Chicken for Linda! is certainly one of the year’s odder movie titles. Don’t let it throw you off. This animated feature from France easily wins you over with its minimalist style and maximum charm. Having already earned its homeland’s César Award as Best Animated Film, it now comes to our shores courtesy of GKIDS, the company devoted to releasing the most ambitious, inventive, and innovative animated fare from around the world. They’ve got another winner on their hands.

The story revolves around young Linda (Mélinée Leclerc), who is wrongly accused by widowed mother Paulette (Clotilde Hemse) of stealing a ring she’s sentimental about. Feeling guilty, Paulette offers Linda anything she wants as a form of apology. The child is hungry and asks for chicken. Easy enough, except there’s a citywide labor strike taking place, meaning no supermarkets or restaurants are open. Mother and child subsequently go on a madcap adventure in search of a chicken they can eat.

The hand-painted visual style of Chicken for Linda! is lower-key than most animated features. Characters essentially look like rough pencil drawings that have been filled in with a single color. Linda is yellow, Paulette is orange, etc. Objects and locations are presented similarly. At first, the approach seems like it will be a distraction, but once you get used to it, the effect is pleasing. The mixture of bold colors in any given scene is reminiscent of a child’s drawing where they want to use every crayon in the box. That helps us see the world from Linda’s perspective.

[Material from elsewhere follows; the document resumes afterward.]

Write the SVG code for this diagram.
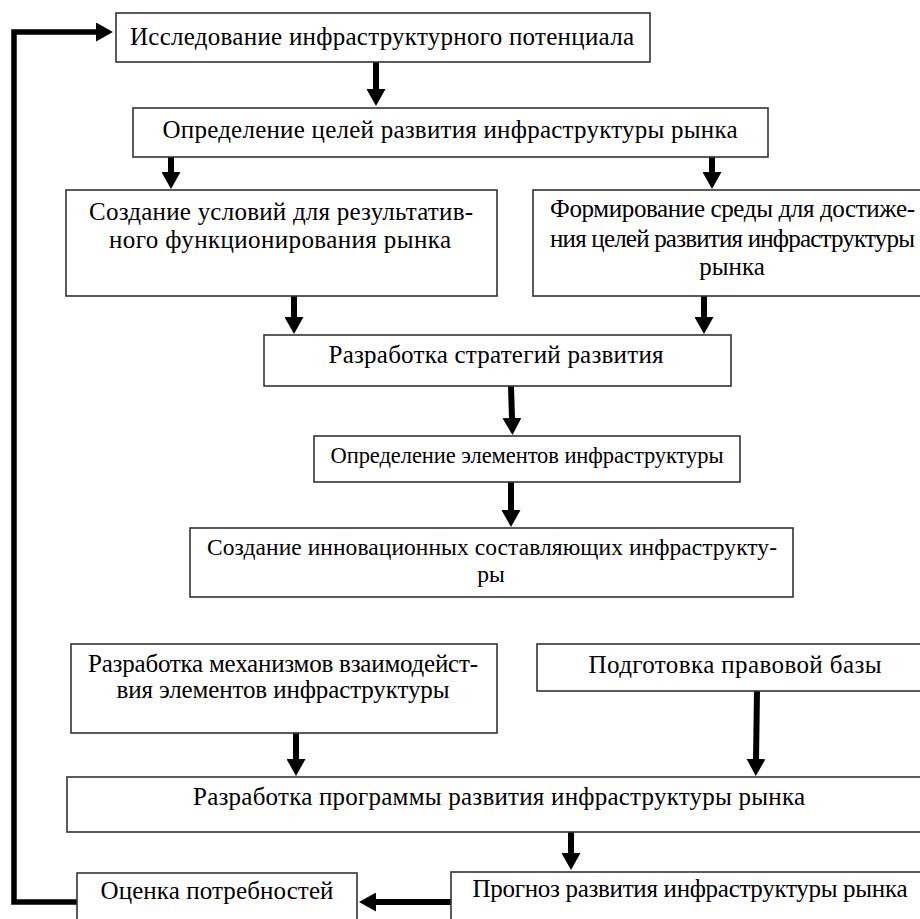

Laughs arise from the complications the characters face in their mission. Underneath that comedy is an honest portrayal of a mother/daughter relationship. You can feel Paulette’s stress at being a single mom, just as you can feel Linda’s need to be understood by her. The voice acting is top-notch, making sure the funnier elements are grounded in something real and identifiable.

With a running time of 75 minutes including end credits, this is a very short film. It tells its story economically, using several witty musical numbers to help advance the themes. The finale, which is designed to evoke the early days of cinema, is particularly ingenious. Chicken for Linda! doesn’t develop the supporting characters – i.e. Linda’s friends - as much as it could have given their eventual importance, yet it’s still a sweet tale guaranteed to put a smile on your face.

out of four

Chicken for Linda! is unrated, but contains mild language. The running time is 1 hour and 15 minutes.